A Sense of Perspective
Beverley Minster virger Neil Pickford tries to find something interesting
News! All the news that’s fit to print! Breaking News! Hold the Front Page! Exclusive! Daaaaah-da-da-daaaah! Boing: Here is the News….
And so on. The clichés pour out, conveying the sense of ‘Gosh!’ The sense of ‘Now!’ The sense of ‘Important!’ Television news editors in particular justify the vast sums of money they spend on collecting, packaging and presenting ‘News’ for a variety of reasons; journalists (or ‘The Fifth Estate’) as they were politely named in my youth, were supposed to be the pit-bulls of democracy and truth, ferreting out information (sorry, that’s a bit of a mixed metaphor there) that would otherwise be kept from you.
One idealistic individual opined that: “news was what other people didn’t want you to know” which, if true, might lead to an appalling deluge of trivia. After all, just because I don’t want you to know that all my underpants are fluorescent green with a stencil of Mickey Mouse on the side doesn’t mean that you’re interested in reading about them. Although these days, if you are, there’s always Twitter I suppose, or ‘Hello’ magazine, or celebrity TV or – actually, there’s thousands of places where you can find out that sort of stuff.
And that’s my point: what I might think of as boring or puerile could be the most fascinating fabric in the wardrobe of some else’s life. Just because I don’t care what Jordan’s vital statistics are this week doesn’t mean that millions of other people aren’t hungrily chasing the latest information about them.
I’m not intending to have a cheap bash at celebrity culture, or even make a reasoned argument about how it leads to an inevitable collapse of morals and society – that’s not my department. Instead it reminds me of just how difficult it is to judge what will be of interest to people.
In the Minster, mostly, the task is relatively straightforward. You can reasonably assume that any casual visitor who walks through the door and looks around with wonder is going to be vaguely interested in the building and its history. Give them a few facts, describe the difference between the Minster and a cathedral, show them where the toilets are and you’ve covered 90 per cent of their immediate concerns. If they ask you a different question then it’s easy to respond to that as well.
It gets harder when you’re about to start an hour-long tour of the ground or roof: sure, you know that most of these people want to learn more about the place (after all, they’ve paid good money to do just that) but within the group you may have children who’s attention span is going to be severely stretched by too much history, adults who really don’t care about the religious reasons for the structure and individuals whose special knowledge in one area would qualify them for Mastermind. Some are fascinated by our tapestries, others would rather watch paint dry.

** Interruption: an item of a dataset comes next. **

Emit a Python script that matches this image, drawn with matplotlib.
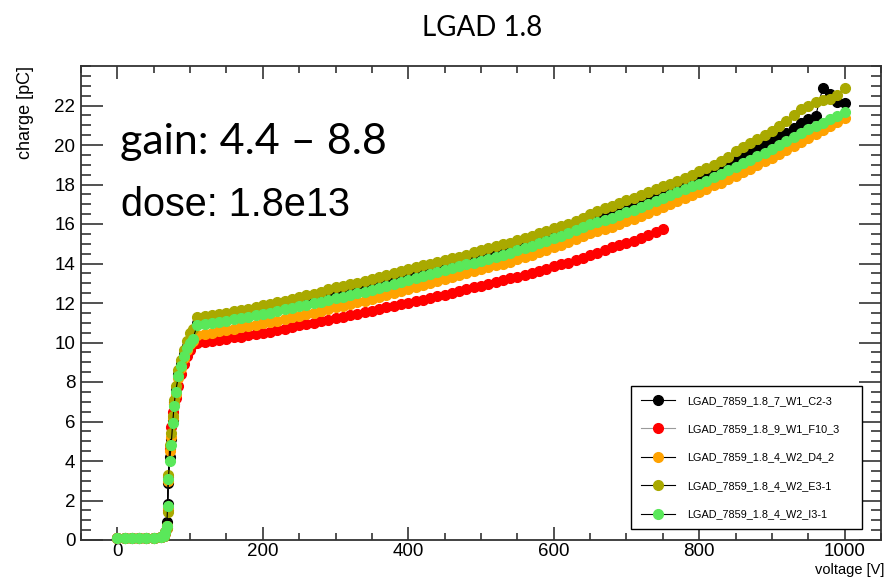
import numpy as np
import matplotlib
matplotlib.use('Agg')
import matplotlib.pyplot as plt
from matplotlib.ticker import MultipleLocator

##=========================================================
# Collected charge vs bias voltage, LGAD 1.8 sensors
##=========================================================

# voltage points: fine steps through the gain-layer depletion, 10 V after
v_low = [0, 10, 20, 30, 40, 50, 60, 64, 66, 68, 69, 70, 72, 74, 76, 78, 80,
         84, 88, 92, 96, 100, 104]
v_high = list(range(110, 1010, 10))
v_red = list(range(110, 760, 10))

names = ['LGAD_7859_1.8_7_W1_C2-3', 'LGAD_7859_1.8_9_W1_F10_3',
         'LGAD_7859_1.8_4_W2_D4_2', 'LGAD_7859_1.8_4_W2_E3-1',
         'LGAD_7859_1.8_4_W2_I3-1']

# charge [pC]
q_c23_low = [0.1, 0.1, 0.1, 0.1, 0.1, 0.1, 0.15, 0.2, 0.4, 0.9, 1.8, 2.9, 4.2,
             5.1, 6.1, 7.0, 7.6, 8.4, 8.9, 9.4, 9.8, 10.1, 10.4]
q_c23_high = [11.0, 11.1, 11.15, 11.2, 11.25, 11.3, 11.4, 11.45, 11.5, 11.6,
              11.65, 11.75, 11.8, 11.9, 12.0, 12.1, 12.15, 12.25, 12.35, 12.45,
              12.5, 12.6, 12.7, 12.8, 12.9, 13.0, 13.05, 13.15, 13.25, 13.35,
              13.45, 13.55, 13.65, 13.75, 13.85, 13.95, 14.05, 14.15, 14.25, 14.35,
              14.45, 14.55, 14.65, 14.75, 14.85, 14.95, 15.1, 15.2, 15.3, 15.45,
              15.55, 15.7, 15.8, 15.95, 16.1, 16.25, 16.35, 16.5, 16.65, 16.8,
              16.9, 17.05, 17.2, 17.35, 17.5, 17.65, 17.8, 17.95, 18.1, 18.3,
              18.45, 18.6, 18.8, 19.0, 19.2, 19.4, 19.6, 19.8, 20.0, 20.2,
              20.4, 20.6, 20.85, 21.1, 21.3, 21.45, 22.9, 22.6, 22.2, 22.15]

q_f10_low = [0.1, 0.1, 0.1, 0.1, 0.1, 0.1, 0.15, 0.2, 0.35, 0.6, 1.5, 3.2, 4.6,
             5.7, 6.5, 6.9, 7.2, 7.8, 8.4, 8.9, 9.3, 9.6, 9.9]
q_f10_high = [10.0, 10.05, 10.1, 10.15, 10.2, 10.3, 10.3, 10.4, 10.45, 10.5,
              10.55, 10.65, 10.7, 10.8, 10.9, 10.95, 11.0, 11.1, 11.15, 11.25,
              11.3, 11.4, 11.45, 11.55, 11.6, 11.7, 11.8, 11.85, 11.95, 12.0,
              12.1, 12.15, 12.25, 12.35, 12.4, 12.5, 12.6, 12.7, 12.8, 12.85,
              12.95, 13.05, 13.15, 13.25, 13.3, 13.4, 13.5, 13.6, 13.7, 13.85,
              13.95, 14.05, 14.2, 14.3, 14.45, 14.55, 14.7, 14.85, 14.95, 15.05,
              15.15, 15.3, 15.45, 15.6, 15.75]

q_d42_low = [0.1, 0.1, 0.1, 0.1, 0.1, 0.1, 0.15, 0.2, 0.4, 0.7, 1.6, 3.0, 4.5,
             5.2, 6.2, 6.9, 7.4, 8.2, 8.7, 9.2, 9.6, 9.9, 10.1]
q_d42_high = [10.4, 10.45, 10.5, 10.6, 10.65, 10.7, 10.8, 10.85, 10.9, 11.0,
              11.05, 11.1, 11.2, 11.3, 11.35, 11.45, 11.5, 11.6, 11.7, 11.8,
              11.85, 11.95, 12.05, 12.1, 12.2, 12.3, 12.4, 12.5, 12.6, 12.7,
              12.8, 12.9, 13.0, 13.1, 13.2, 13.3, 13.4, 13.5, 13.6, 13.7,
              13.8, 13.9, 14.0, 14.1, 14.25, 14.35, 14.45, 14.6, 14.7, 14.85,
              14.95, 15.1, 15.25, 15.4, 15.55, 15.65, 15.75, 15.85, 16.0, 16.15,
              16.25, 16.4, 16.55, 16.7, 16.85, 17.0, 17.15, 17.3, 17.45, 17.6,
              17.75, 17.95, 18.1, 18.3, 18.45, 18.65, 18.8, 19.0, 19.2, 19.35,
              19.55, 19.75, 19.95, 20.15, 20.35, 20.55, 20.75, 20.95, 21.15, 21.35]

q_e31_low = [0.1, 0.1, 0.1, 0.1, 0.1, 0.1, 0.15, 0.2, 0.35, 0.6, 1.4, 3.3, 4.8,
             5.4, 6.3, 7.1, 7.8, 8.6, 9.1, 9.6, 10.1, 10.5, 10.7]
q_e31_high = [11.3, 11.35, 11.4, 11.45, 11.5, 11.6, 11.65, 11.7, 11.8, 11.9,
              11.95, 12.05, 12.1, 12.2, 12.3, 12.4, 12.45, 12.55, 12.7, 12.8,
              12.85, 12.95, 13.0, 13.1, 13.2, 13.3, 13.4, 13.5, 13.6, 13.7,
              13.8, 13.9, 14.0, 14.1, 14.2, 14.3, 14.35, 14.45, 14.6, 14.7,
              14.8, 14.9, 15.0, 15.05, 15.2, 15.3, 15.4, 15.55, 15.65, 15.8,
              15.9, 16.0, 16.15, 16.3, 16.5, 16.65, 16.8, 16.9, 17.05, 17.2,
              17.3, 17.45, 17.6, 17.75, 17.9, 18.05, 18.2, 18.35, 18.5, 18.7,
              18.85, 19.0, 19.2, 19.4, 19.7, 19.9, 20.1, 20.3, 20.5, 20.7,
              20.95, 21.2, 21.5, 21.8, 21.95, 22.2, 22.3, 22.35, 22.55, 22.9]

q_i31_low = [0.1, 0.1, 0.1, 0.1, 0.1, 0.1, 0.15, 0.2, 0.4, 0.7, 1.7, 3.1, 4.0,
             4.8, 5.9, 6.8, 7.5, 8.3, 8.8, 9.3, 9.7, 10.0, 10.2]
q_i31_high = [10.9, 10.95, 11.0, 11.05, 11.1, 11.2, 11.25, 11.3, 11.4, 11.45,
              11.5, 11.6, 11.7, 11.75, 11.85, 11.9, 12.0, 12.05, 12.15, 12.25,
              12.3, 12.4, 12.5, 12.55, 12.65, 12.75, 12.85, 12.95, 13.05, 13.15,
              13.25, 13.35, 13.45, 13.55, 13.65, 13.75, 13.85, 13.95, 14.05, 14.15,
              14.25, 14.35, 14.45, 14.55, 14.7, 14.8, 14.9, 15.05, 15.15, 15.3,
              15.4, 15.55, 15.7, 15.85, 16.0, 16.1, 16.2, 16.3, 16.45, 16.6,
              16.7, 16.85, 17.0, 17.15, 17.3, 17.45, 17.6, 17.75, 17.9, 18.05,
              18.2, 18.4, 18.55, 18.75, 18.9, 19.1, 19.25, 19.45, 19.6, 19.8,
              20.0, 20.2, 20.4, 20.6, 20.8, 20.95, 21.1, 21.3, 21.45, 21.65]

series = [(v_low + v_high, q_c23_low + q_c23_high, '#000000', '#000000'),
          (v_low + v_red, q_f10_low + q_f10_high, '#ff0000', '#9a9a9a'),
          (v_low + v_high, q_d42_low + q_d42_high, '#ffa200', '#000000'),
          (v_low + v_high, q_e31_low + q_e31_high, '#a9a900', '#000000'),
          (v_low + v_high, q_i31_low + q_i31_high, '#5ae85a', '#000000')]

##=========================================================
# Plot
##=========================================================
fig = plt.figure(figsize=(8.85, 5.77), dpi=100)
ax = fig.add_axes([81/885, 37/577, 800/885, 474/577])

for (v, q, c, lc), name in zip(series, names):
    ax.plot(v, q, color=lc, lw=0.8, marker='o', ms=7, mfc=c, mec=c,
            label=name, clip_on=False, zorder=3)

ax.set_xlim(-50, 1050)
ax.set_ylim(0, 24)
ax.xaxis.set_major_locator(MultipleLocator(200))
ax.xaxis.set_minor_locator(MultipleLocator(50))
ax.yaxis.set_major_locator(MultipleLocator(2))
ax.yaxis.set_minor_locator(MultipleLocator(0.5))
ax.set_yticks(np.arange(0, 23, 2))
ax.tick_params(which='both', direction='in', top=True, right=True,
               labelsize=13.5, width=1.1, color='#222222')
ax.tick_params(axis='x', which='major', length=9.5, pad=2.5)
ax.tick_params(axis='x', which='minor', length=5)
ax.tick_params(axis='y', which='major', length=16, pad=4)
ax.tick_params(axis='y', which='minor', length=7)
for lab in ax.get_xticklabels() + ax.get_yticklabels():
    lab.set_family('Liberation Sans')
for s in ax.spines.values():
    s.set_linewidth(1.3)
    s.set_color('#333333')

leg = ax.legend(loc='lower left', bbox_to_anchor=(0.6875, 0.023, 0.289, 0.314),
                mode='expand', borderaxespad=0, fancybox=False, framealpha=1,
                edgecolor='black', labelspacing=1.7,
                handlelength=3.2, handletextpad=1.1, borderpad=0.9,
                prop={'family': 'Liberation Sans', 'size': 7.8})
leg.get_frame().set_linewidth(1.0)

fig.text(25/885, 1 - 66/577, 'charge [pC]', rotation=90, ha='center', va='top',
         family='Liberation Sans', fontsize=13)
fig.text(884/885, 0, 'voltage [V]', ha='right', va='bottom',
         family='Liberation Sans', fontsize=10.5)
fig.text(482/885, 1 - 28/577, 'LGAD 1.8', ha='center', va='center',
         family='Lato', fontsize=20)

ax.text(120/885, 1 - 142/577, 'gain: 4.4 \u2013 8.8', transform=fig.transFigure,
        ha='left', va='center', family='Lato', fontsize=31)
ax.text(121/885, 1 - 205/577, 'dose: 1.8e13', transform=fig.transFigure,
        ha='left', va='center', family='Liberation Sans', fontsize=28.5)

plt.savefig('out.png', dpi=100)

If you haven’t been told about these special interests then it’s darn difficult to make the tour fascinating for everyone but we virgers do try, watching the responses as we talk and varying the information we give and the way we present it.
It’s harder still to achieve total satisfaction when you are, for example, writing a weekly column for a newspaper when the amount of direct feedback is non-existent. It’s almost impossible to be sure what subjects will interest your readership, if you’re lucky enough to have one in the first place.
Now I don’t want you to think that I’ve not got anything to write about this week and I’m just rambling on to fill the space – it may be true but I don’t want you to think that. No, I’m currently spoiled for choice on subjects, but unsure which to select.
I have to decide if you would be fascinated by knowing that we virgers have taken 15 per cent more people up in the roof to date than we had by this time last year (despite some abysmal Bank Holiday numbers). Possibly not.
How about the hundreds of chairs I’ve had to move over the last few weeks to accommodate large audiences for the Black Dyke Band and Early Music Festival? – hmmm, probably not.
What about the fact I’m working on a script for an up-to-date video of the Minster which should start filming later this summer and be available to boost church funds in years to come? – nah, perhaps another time.
Will anyone be interested in the progress of my ‘Abolish Telephone Selling’ crusade? Well, it doesn’t matter anyway because nothing’s happened this week.
Oh, I can’t decide. The best think I can do is direct you to a new blog site I’ve set up at long last, after months of faffing around.
You may remember me telling you that, before the Beverley Advertiser started reproducing me in a non-pixelated way, I wrote pieces for the beverleylocal website. Well, that website has now gone the way of all flesh so I’ve finally started uploading an archive of the 80 exquisitely-written articles that had never felt the stamp of the printed page. There’s bound to be something you like in there.
So please feel free to browse for whatever takes your fancy.
Or not, of course. It’s your choice.